Top Israeli ministers reject Palestinian statehood as part of post war plan
World
Top Israeli ministers reject Palestinian statehood as part of post war plan
JERUSALEM (Reuters) – Top ministers in Prime Minister Benjamin Netanyahu's government rejected Palestinian statehood on Thursday following a Washington Post report that Israel's main ally the United States was advancing plans to establish a Palestinian state.
"We will in no way agree to this plan, which says Palestinians deserve a prize for the terrible massacre they carried out against us: a Palestinian state with Jerusalem as its capital," Finance Minister Bezalel Smotrich said.

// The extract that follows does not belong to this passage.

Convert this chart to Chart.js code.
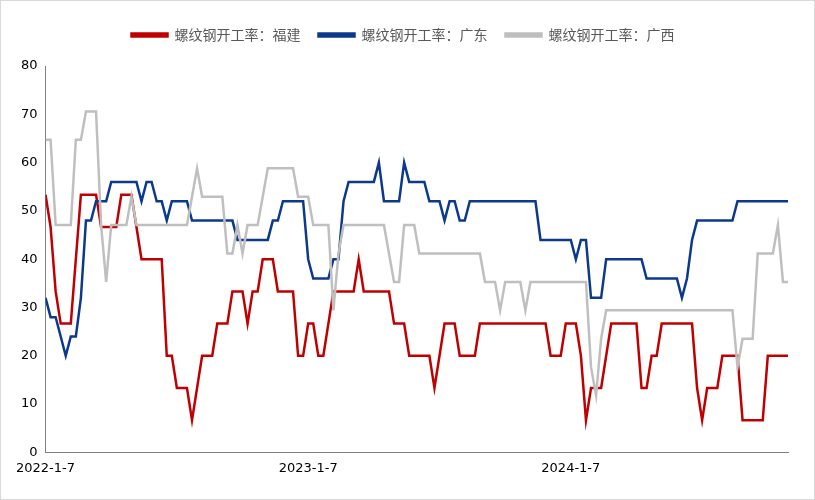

"A Palestinian state is an existential threat to the State of Israel as was proven on Oct 7," he said, adding that he will demand the security cabinet, set to meet later on Thursday, to take a clear position against Palestinian statehood.
The Washington Post reported on Thursday that the United States was working with some Arab countries, including Egypt, Jordan, the United Arab Emirates, Qatar and Saudi Arabia - with which Israel has long sought to establish diplomatic ties - on a post war plan for the region that would include a firm timeline for the establishment of a Palestinian state.
The Palestinian Ministry of Foreign Affairs said any political initiative that did not begin with a Palestinian state as a full member of the United Nations was "doomed to failure".
Echoing Smotrich in separate remarks were National Security Minister Itamar Ben-Gvir, Diaspora Affairs Minister Amichai Chikli, Education Minister Yoav Kisch and lawmaker Matan Kahana, a member of the National Unity Party headed by main Netanyahu challenger Benny Gantz.
"This is a catastrophe, to reward the Palestinians after Oct 7 by establishing a state," Chikli of Netanyahu's Likud party told Army Radio.
The latest Gaza war erupted on Oct 7 when Hamas led an attack on southern Israeli towns in which Israeli authorities say 1,200 people were killed and 253 taken hostage.
In the more than 130 days since, Israel has killed more than 28,600 Palestinians, according to Palestinian health authorities, in an unrelenting air, land and sea offensive that has laid much of Gaza to waste and displaced most of its 2.3 million population.
Millions of Palestinians live under varying degrees of Israeli rule but only a fraction are citizens. The Palestinian Authority has for years called for an end to Israel's occupation and settlement expansion in the West Bank - among territories Israel captured in the 1967 Middle East war - where it wants to form a state that includes East Jerusalem and Gaza.
Palestinians and the international community for the most part consider the settlements to be illegal. Israel disputes this, citing historical, biblical and political links to the West Bank and East Jerusalem.